# Model 3 RWD Track Day prep



## BlasterV (Aug 6, 2018)

Hi all,

I'm thinking of doing a track day with my Model 3 RWD, and am curious as to what I might need to do to prep the car. 

I'm also specifically worried about the brakes / brake pads the most because there's a video on this forum of them lasting < 10 minutes on track at Laguna Seca. Is that something I can fix with "track appropriate brake pads" or is a big brake kit the only option? 

Thanks for any assistance / advice!


----------



## garsh (Apr 4, 2016)

If you can find somebody selling "racing" pads in the correct size, that's probably "good enough". Going one step further, it might make sense to get a racing rotor too.

If you're planning to do this more than once, you'll want a set of wheels & tires for the track. You'll wear out your street tires pretty quickly. They're designed more for efficiency, comfort, and quiet than performance.


----------



## garsh (Apr 4, 2016)

BTW, Mountainpass Performance sells brake upgrade parts for the Model 3.
Rotors: https://www.mountainpassperformance.com/product/mpp-page-mill-320mm-rotor/
Brake Pads: https://www.mountainpassperformance.com/product/mpp-page-mill-street-brake-pads/

There's some discussion about the upgrade parts in this thread:
https://teslaownersonline.com/threa...rade-option-part-deux.7745/page-2#post-129691

This kit is really good for tracking your street car. You keep the same calipers. Pull the wheels, unbolt the caliper, swap the rotor & pads, put the caliper back on, and put on your track wheels/tires. Fairly easy race prep.

You'll also want higher-temp brake fluid if you plan to race regularly.


----------



## Ole1 (Jul 7, 2018)

if this is your first trackday (maybe try autocross first ?), really, all you need is a better set of brake pads ... like hawk hps or hp+
... and of course, if you go there with your stock tires, you may totally fry them (depending on how hard you drive, your tires could be completely shot after just a few sessions) .... been there, done that with a car on new stock tires ...


----------



## BlasterV (Aug 6, 2018)

Thanks for all of the info/advice. I'll probably stick to upgraded brake pads for this first track day and if I want to keep going, do the rest of the suggested upgrades here.


----------



## Zippy_EV (Aug 11, 2018)

BlasterV said:


> Thanks for all of the info/advice. I'll probably stick to upgraded brake pads for this first track day and if I want to keep going, do the rest of the suggested upgrades here.


I'd strongly suggest also upgrading the brake fluid. Better safe than sorry until we have more data. (That said, there is a large variance in the speed of novice drivers so let your self assessment of your aggressiveness be your guide.)
Either way, please do report back and let us know your thoughts. Warning: The worst part of track time is the ensuing addiction.


----------



## PNWmisty (Aug 19, 2017)

garsh said:


> If you're planning to do this more than once, you'll want a set of wheels & tires for the track. You'll wear out your street tires pretty quickly. They're designed more for efficiency, comfort, and quiet than performance.
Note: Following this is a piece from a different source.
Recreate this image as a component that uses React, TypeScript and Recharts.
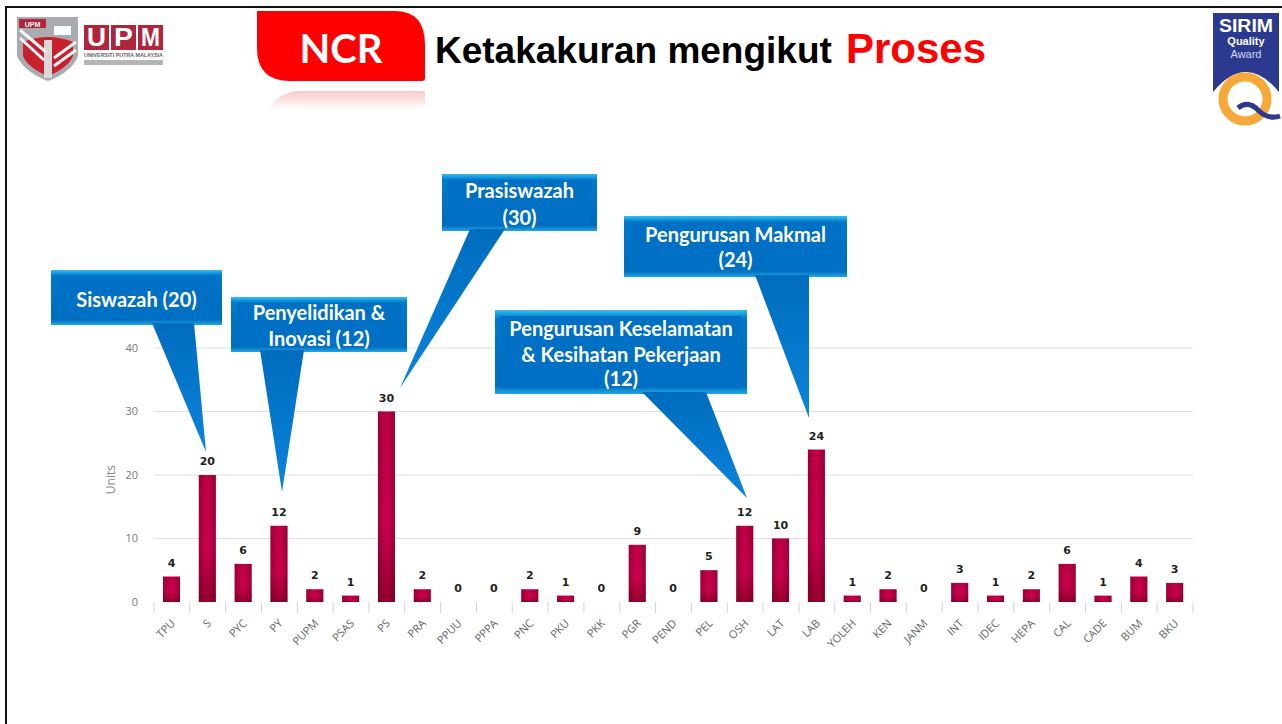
import React from 'react';
import { BarChart, Bar, XAxis, YAxis, CartesianGrid, LabelList } from 'recharts';

const categories = ['TPU', 'S', 'PYC', 'PY', 'PUPM', 'PSAS', 'PS', 'PRA', 'PPUU', 'PPPA', 'PNC', 'PKU', 'PKK', 'PGR', 'PEND', 'PEL', 'OSH', 'LAT', 'LAB', 'YOLEH', 'KEN', 'JANM', 'INT', 'IDEC', 'HEPA', 'CAL', 'CADE', 'BUM', 'BKU'];
const ncrCounts = [4, 20, 6, 12, 2, 1, 30, 2, 0, 0, 2, 1, 0, 9, 0, 5, 12, 10, 24, 1, 2, 0, 3, 1, 2, 6, 1, 4, 3];
const yTicks = [0, 10, 20, 30, 40];

const chartData = categories.map((name, i) => ({ name, value: ncrCounts[i] }));

const WIDTH = 1282;
const HEIGHT = 724;
const PLOT_LEFT = 154;
const PLOT_RIGHT = 1193;
const BAND = (PLOT_RIGHT - PLOT_LEFT) / categories.length;

// tick marks sit on the category boundaries, not the centres
const CategoryTick = (props: any) => {
  const { x, y, payload, index } = props;
  const left = x - BAND / 2;
  const isLast = index === categories.length - 1;
  return (
    <g>
      <line x1={left} x2={left} y1={602} y2={613} stroke="#d4d4d4" />
      {isLast && <line x1={left + BAND} x2={left + BAND} y1={602} y2={613} stroke="#d4d4d4" />}
      <text
        x={x + 4}
        y={y + 14}
        textAnchor="end"
        fontSize={11}
        fontFamily="'Open Sans', sans-serif"
        fill="#666"
        transform={`rotate(-45 ${x + 4} ${y + 14})`}
      >
        {payload.value}
      </text>
    </g>
  );
};

const GlossyBar = (props: any) => {
  const { x, y, width, height } = props;
  if (!height || height <= 0) return null;
  return (
    <g>
      <rect x={x} y={y} width={width} height={height} fill="url(#barBody)" />
      <rect x={x} y={y} width={width} height={height} fill="url(#barEdge)" />
    </g>
  );
};

// callout boxes: box rect, tail base (x1, x2) and tail tip
const callouts = [
  { lines: ['Siswazah (20)'], x: 51, y: 270, w: 171, h: 55, base: [152, 194], tip: [206, 452], textY: [307] },
  { lines: ['Penyelidikan &', 'Inovasi (12)'], x: 231, y: 297, w: 176, h: 55, base: [260, 304], tip: [282, 492], textY: [320, 346] },
  { lines: ['Prasiswazah', '(30)'], x: 442, y: 174, w: 155, h: 57, base: [470, 505], tip: [400, 388], textY: [198, 225] },
  { lines: ['Pengurusan Makmal', '(24)'], x: 624, y: 216, w: 223, h: 61, base: [755, 809], tip: [809, 418], textY: [242, 267] },
  { lines: ['Pengurusan Keselamatan', '& Kesihatan Pekerjaan', '(12)'], x: 495, y: 310, w: 252, h: 84, base: [642, 706], tip: [747, 498], textY: [336, 362, 386] },
];

const Callout = ({ c }: { c: (typeof callouts)[number] }) => (
  <g>
    <rect x={c.x} y={c.y} width={c.w} height={c.h} fill="url(#boxFill)" />
    <rect x={c.x + 6} y={c.y + 6} width={c.w - 12} height={c.h - 12} fill="#0070c4" />
    <polygon
      points={`${c.base[0]},${c.y + c.h - 2} ${c.base[1]},${c.y + c.h - 2} ${c.tip[0]},${c.tip[1]}`}
      fill="url(#tailFill)"
    />
    {c.lines.map((line, i) => (
      <text
        key={line}
        x={c.x + c.w / 2}
        y={c.textY[i]}
        textAnchor="middle"
        fontFamily="Lato, sans-serif"
        fontWeight={700}
        fontSize={20}
        fill="#fff"
      >
        {line}
      </text>
    ))}
  </g>
);

const Decorations = () => (
  <svg width={WIDTH} height={HEIGHT} style={{ position: 'absolute', left: 0, top: 0 }}>
    <defs>
      <linearGradient id="boxFill" x1="0" y1="0" x2="0" y2="1">
        <stop offset="0" stopColor="#35c0ee" />
        <stop offset="0.1" stopColor="#0078cc" />
        <stop offset="0.9" stopColor="#006cbd" />
        <stop offset="1" stopColor="#1fa8e8" />
      </linearGradient>
      <linearGradient id="tailFill" x1="0" y1="0" x2="0" y2="1">
        <stop offset="0" stopColor="#006cbd" />
        <stop offset="1" stopColor="#0a84dc" />
      </linearGradient>
      <linearGradient id="tabShine" x1="0" y1="0" x2="0" y2="1">
        <stop offset="0" stopColor="#f9c9c9" />
        <stop offset="1" stopColor="#ffffff" />
      </linearGradient>
    </defs>

    {/* slide frame */}
    <rect x={5} y={6} width={WIDTH} height={2} fill="#111" />
    <rect x={5} y={6} width={2} height={HEIGHT} fill="#111" />

    {/* UPM logo */}
    <path d="M17 17 H78 V56 Q72 72 48 81 Q24 72 17 56 Z" fill="#a9acaf" />
    <path d="M23 42 Q48 32 73 42 V56 Q68 68 48 76 Q28 68 23 56 Z" fill="#c8202f" />
    <rect x={44} y={40} width={8} height={38} fill="#d9d9d9" />
    <path d="M20 30 L46 52 M20 38 L44 60 M76 42 L54 58 M76 50 L54 66" stroke="#f4f4f4" strokeWidth={3} fill="none" />
    <rect x={19} y={19} width={27} height={9} fill="#b0243c" />
    <text x={32.5} y={26.5} textAnchor="middle" fontSize={7} fontWeight={700} fontFamily="'Liberation Sans'" fill="#fff">UPM</text>
    <rect x={54} y={26} width={17} height={9} fill="#fff" />
    {['U', 'P', 'M'].map((letter, i) => (
      <g key={letter}>
        <rect x={84 + i * 27} y={25} width={25} height={25} fill="#b0243c" />
        <text x={96.5 + i * 27} y={46} textAnchor="middle" fontSize={25} fontWeight={700} fontFamily="'Liberation Sans'" fill="#fff" textLength={19} lengthAdjust="spacingAndGlyphs">{letter}</text>
      </g>
    ))}
    <text x={123.5} y={57} textAnchor="middle" fontSize={5} fontWeight={700} fontFamily="'Liberation Sans'" fill="#666" textLength={79} lengthAdjust="spacingAndGlyphs">UNIVERSITI PUTRA MALAYSIA</text>
    <rect x={84} y={60} width={79} height={5} fill="#b5b5b5" />

    {/* NCR tab */}
    <path d="M257 11 H395 Q425 11 425 45 V78 Q425 81 422 81 H290 Q257 81 257 48 Z" fill="#ff0000" />
    <path d="M268 110 Q280 91 300 91 H425 V110 Z" fill="url(#tabShine)" />
    <text x={341} y={63} textAnchor="middle" fontFamily="Lato, sans-serif" fontWeight={700} fontSize={40} fill="#fff">NCR</text>

    {/* title */}
    <text x={435} y={63} fontFamily="'Liberation Sans', sans-serif" fontWeight={700} fontSize={37} fill="#000">Ketakakuran mengikut</text>
    <text x={846} y={63} fontFamily="'Liberation Sans', sans-serif" fontWeight={700} fontSize={42} fill="#ff0000">Proses</text>

    {/* SIRIM badge */}
    <path d="M1213 13 H1279 V92 Q1246 52 1213 92 Z" fill="#2b3a8f" />
    <text x={1246} y={32} textAnchor="middle" fontFamily="'Liberation Sans'" fontWeight={700} fontSize={18} fill="#fff" textLength={54} lengthAdjust="spacingAndGlyphs">SIRIM</text>
    <text x={1246} y={45} textAnchor="middle" fontFamily="'Liberation Sans'" fontWeight={700} fontSize={11} fill="#fff">Quality</text>
    <text x={1246} y={58} textAnchor="middle" fontFamily="'Liberation Sans'" fontSize={11} fill="#d8d8ee">Award</text>
    <circle cx={1245} cy={99} r={22} fill="#fff" stroke="#f6a838" strokeWidth={9} />
    <path d="M1238 108 Q1248 100 1258 110 T1280 116" stroke="#2b3a8f" strokeWidth={5} fill="none" />

    {callouts.map((c) => (
      <Callout key={c.lines[0]} c={c} />
    ))}
  </svg>
);

const App: React.FC = () => {
  return (
    <div style={{ position: 'absolute', left: 0, top: 0, width: WIDTH, height: HEIGHT, background: '#fff' }}>
      <BarChart
        width={WIDTH}
        height={HEIGHT}
        data={chartData}
        margin={{ top: 348, right: WIDTH - PLOT_RIGHT, bottom: 0, left: 0 }}
      >
        <defs>
          <linearGradient id="barBody" x1="0" y1="0" x2="0" y2="1">
            <stop offset="0" stopColor="#b4003f" />
            <stop offset="0.6" stopColor="#c4004c" />
            <stop offset="1" stopColor="#7c0020" />
          </linearGradient>
          <linearGradient id="barEdge" x1="0" y1="0" x2="1" y2="0">
            <stop offset="0" stopColor="#6d0020" stopOpacity={0.45} />
            <stop offset="0.5" stopColor="#e0005a" stopOpacity={0.25} />
            <stop offset="1" stopColor="#6d0020" stopOpacity={0.45} />
          </linearGradient>
        </defs>
        <CartesianGrid vertical={false} stroke="#dedede" horizontalValues={[10, 20, 30, 40]} />
        <XAxis
          dataKey="name"
          interval={0}
          height={122}
          axisLine={false}
          tickLine={false}
          tick={<CategoryTick />}
        />
        <YAxis
          domain={[0, 40]}
          ticks={yTicks}
          width={PLOT_LEFT}
          axisLine={false}
          tickLine={false}
          tickMargin={10}
          tick={{ fill: '#777', fontSize: 11, fontFamily: "'Open Sans', sans-serif" }}
          label={{ value: 'Units', angle: -90, position: 'insideRight', dx: -38, dy: -10, fill: '#888', fontSize: 12, fontFamily: "'Open Sans', sans-serif" }}
        />
        <Bar dataKey="value" barSize={17} isAnimationActive={false} shape={<GlossyBar />}>
          <LabelList
            dataKey="value"
            position="top"
            offset={10}
            fontSize={11}
            fontWeight={700}
            fontFamily="'DejaVu Sans', sans-serif"
            fill="#222"
          />
        </Bar>
      </BarChart>
      <Decorations />
    </div>
  );
};

export default App;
No doubt track tires will perform much better. But I think they will wear out even faster, no?

I run Sport-Touring tires on two of my motorcycles and the most I've got out of any tires in this class is 5800 miles. My last 3 sets were closer to 4800-5200 and two sets only went 3800-4200. It depends on how abrasive the roads I ride are. I always run slightly more air pressure than the manufacturers recommended pressure. I'm generally coming home from my summer ride with totally shagged out tires otherwise I would run full-on Sport tires. I've tried touring tires but they have substantially less grip. Scary even. I'm not willing to change tires on a two-week trip so I have stuck with Sport-Touring class tires. With motorcycle tires, the softer you go, the more quickly they get shagged out.


----------



## PNWmisty (Aug 19, 2017)

Zippy_EV said:


> Warning: The worst part of track time is the ensuing addiction.
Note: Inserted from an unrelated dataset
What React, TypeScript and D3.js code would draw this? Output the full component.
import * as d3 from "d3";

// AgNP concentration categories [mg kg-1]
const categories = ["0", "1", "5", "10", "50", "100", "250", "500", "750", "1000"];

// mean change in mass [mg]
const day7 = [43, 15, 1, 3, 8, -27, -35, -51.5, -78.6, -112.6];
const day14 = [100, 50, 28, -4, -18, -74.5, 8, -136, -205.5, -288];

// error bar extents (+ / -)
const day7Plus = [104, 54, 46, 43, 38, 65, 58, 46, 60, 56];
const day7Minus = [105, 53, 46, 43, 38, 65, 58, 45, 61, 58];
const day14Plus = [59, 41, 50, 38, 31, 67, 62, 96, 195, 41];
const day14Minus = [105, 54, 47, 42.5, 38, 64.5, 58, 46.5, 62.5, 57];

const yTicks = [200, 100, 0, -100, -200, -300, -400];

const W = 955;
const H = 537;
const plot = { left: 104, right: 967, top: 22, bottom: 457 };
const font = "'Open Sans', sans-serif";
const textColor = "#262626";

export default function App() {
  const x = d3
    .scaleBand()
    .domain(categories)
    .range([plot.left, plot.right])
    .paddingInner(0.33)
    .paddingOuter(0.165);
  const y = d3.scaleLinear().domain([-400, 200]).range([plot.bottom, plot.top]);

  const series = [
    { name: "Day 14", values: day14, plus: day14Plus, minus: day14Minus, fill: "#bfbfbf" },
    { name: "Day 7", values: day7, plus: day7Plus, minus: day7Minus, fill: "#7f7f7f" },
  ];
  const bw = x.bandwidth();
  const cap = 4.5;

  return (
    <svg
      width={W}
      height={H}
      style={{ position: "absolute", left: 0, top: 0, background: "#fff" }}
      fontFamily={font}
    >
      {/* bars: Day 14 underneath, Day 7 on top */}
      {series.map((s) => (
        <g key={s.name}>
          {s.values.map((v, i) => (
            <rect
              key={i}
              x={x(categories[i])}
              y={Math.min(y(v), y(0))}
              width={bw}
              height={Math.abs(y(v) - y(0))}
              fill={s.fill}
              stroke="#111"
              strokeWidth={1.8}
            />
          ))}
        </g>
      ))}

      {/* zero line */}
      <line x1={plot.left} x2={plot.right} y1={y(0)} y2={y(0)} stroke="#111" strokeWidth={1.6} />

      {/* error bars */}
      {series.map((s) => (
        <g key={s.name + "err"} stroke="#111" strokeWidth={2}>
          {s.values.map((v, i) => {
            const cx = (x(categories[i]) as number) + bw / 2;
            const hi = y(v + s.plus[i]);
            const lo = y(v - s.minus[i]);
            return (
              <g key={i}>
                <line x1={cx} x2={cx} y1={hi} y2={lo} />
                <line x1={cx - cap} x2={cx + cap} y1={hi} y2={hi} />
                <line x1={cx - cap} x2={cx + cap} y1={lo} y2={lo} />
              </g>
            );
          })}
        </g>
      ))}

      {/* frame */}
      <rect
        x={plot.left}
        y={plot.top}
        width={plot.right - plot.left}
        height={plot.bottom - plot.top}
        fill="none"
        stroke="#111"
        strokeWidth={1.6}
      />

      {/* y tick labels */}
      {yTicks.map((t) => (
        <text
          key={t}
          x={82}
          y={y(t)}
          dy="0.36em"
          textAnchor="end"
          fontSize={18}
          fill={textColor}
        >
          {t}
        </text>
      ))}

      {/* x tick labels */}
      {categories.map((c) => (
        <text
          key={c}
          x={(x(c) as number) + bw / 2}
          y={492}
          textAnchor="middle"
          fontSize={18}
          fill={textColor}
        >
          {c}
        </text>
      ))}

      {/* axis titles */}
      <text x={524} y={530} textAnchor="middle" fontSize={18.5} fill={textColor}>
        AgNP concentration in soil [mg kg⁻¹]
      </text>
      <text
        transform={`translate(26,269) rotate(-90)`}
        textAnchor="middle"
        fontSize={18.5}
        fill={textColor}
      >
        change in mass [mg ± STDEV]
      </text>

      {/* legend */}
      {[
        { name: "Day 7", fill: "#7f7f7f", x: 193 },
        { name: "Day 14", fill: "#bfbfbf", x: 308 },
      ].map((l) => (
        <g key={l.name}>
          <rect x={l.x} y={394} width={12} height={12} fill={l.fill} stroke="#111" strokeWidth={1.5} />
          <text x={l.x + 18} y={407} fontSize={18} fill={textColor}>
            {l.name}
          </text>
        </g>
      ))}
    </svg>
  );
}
Nothing that can't be fixed by throwing tons of money (and time) at the "problem".


----------



## garsh (Apr 4, 2016)

PNWmisty said:


> No doubt track tires will perform much better. But I think they will wear out even faster, no?


Yes, but then you don't need to worry about driving home from the track on bald tires.


----------



## Zippy_EV (Aug 11, 2018)

PNWmisty said:


> No doubt track tires will perform much better. But I think they will wear out even faster, no?


Track tires do wear out faster. R-compound tire life is measured in *smiles* rather than miles.

(OK, the optimal life is really measured in heat cycles:
http://www.hoosierdirect.com/tire-heat-cycle.html)

There can be tread left on the tire but too many heat cycles lead to hardening of the tire causing the grip to go away. It happens in hundreds of miles, not thousands. But those hundreds of miles are glorious (e.g. in one of my cars the lateral grip went from 1.05g on a very high performance summer street tire to 1.3g on Hoosier R7's.)


----------